Document Type : Research Paper

Authors

1 Postdoctoral in Persian Language and Literature, Department of Persian Language and Literature, Faculty of Literature and Humanities, Razi University, Kermanshah, Iran

2 associate professor of Persian of Language and Literature, Persian literature group, Faculty of ‎Literature and Humanities, Razi University, Kermanshah, Iran‎

Abstract

The Frankfurt School, through a critical engagement with the concept of the “Dialectic of Enlightenment” and the notion of the “culture industry”, reveals the dual face of culture in the modern world; a culture that can function both as a chain and as a key to liberation. Meanwhile, popular culture, like a flowing river, intertwines people’s narratives with the structures of power; at times serving the consolidation of domination and at other times moving toward its disruption.
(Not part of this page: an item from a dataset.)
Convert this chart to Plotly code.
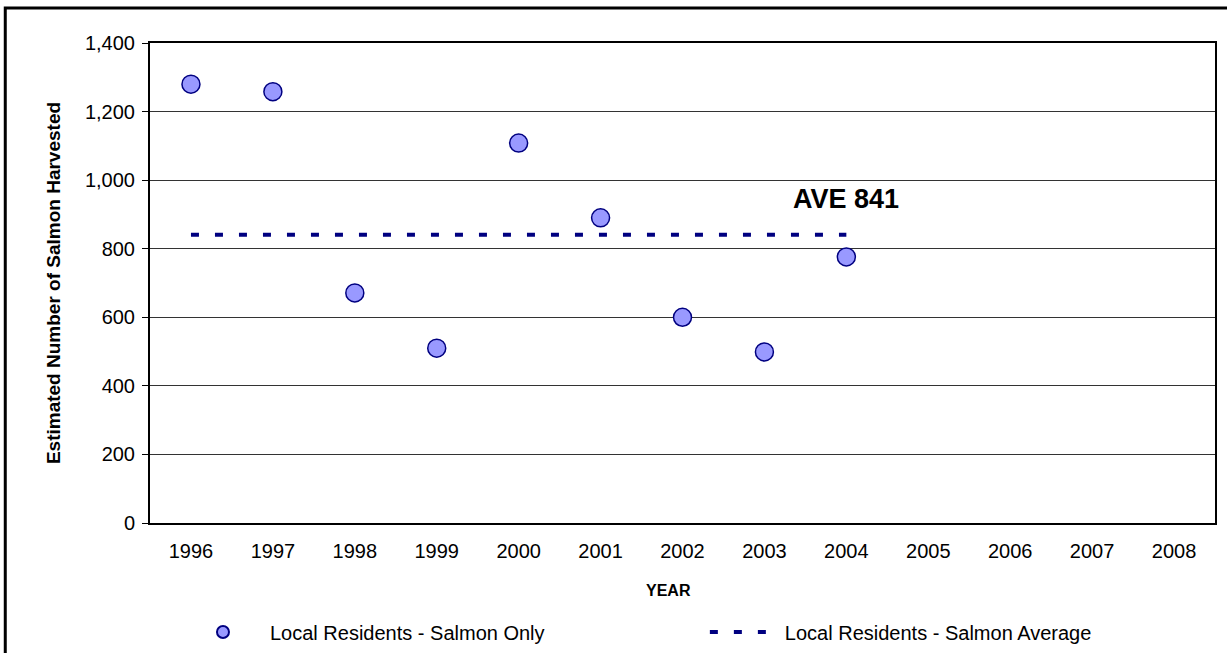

The novel Scorpions of the Bambak Ship by Farhad Hassanzadeh, through the use of local language, indigenous horizons, and a symbolic setting such as an abandoned ship in Abadan in the turbulent days of the 1979 Islamic Revolution of Iran, constructs a scene where adolescents reconstruct their identity and consciousness amid the tensions between media, memory, and resistance. This study, employing a descriptive-analytical method, sought to uncover the hidden connections between elements of popular culture and the critical theory of the Frankfurt School in the structure of this novel. The study aimed to understand how critical consciousness is generated from everyday life and to decode the strategies adopted by the adolescents in the story to resist the dominant current. The findings indicated that the adolescents in Scorpions of the Bambak Ship, by relying on vernacular language, collective memory, the creative engagement with public spaces, and their familiarity with new forms of consciousness and mass media, transform dominant narratives and, out of constraints, construct a dissenting and self-aware identity. These actions demonstrated that popular culture, contrary to common assumptions, is not a passive periphery but a dynamic center for the reproduction of meaning and the stimulation of critical awareness, a center that can simultaneously preserve the past and generate possibilities for liberation in the future, even within conditions of domination.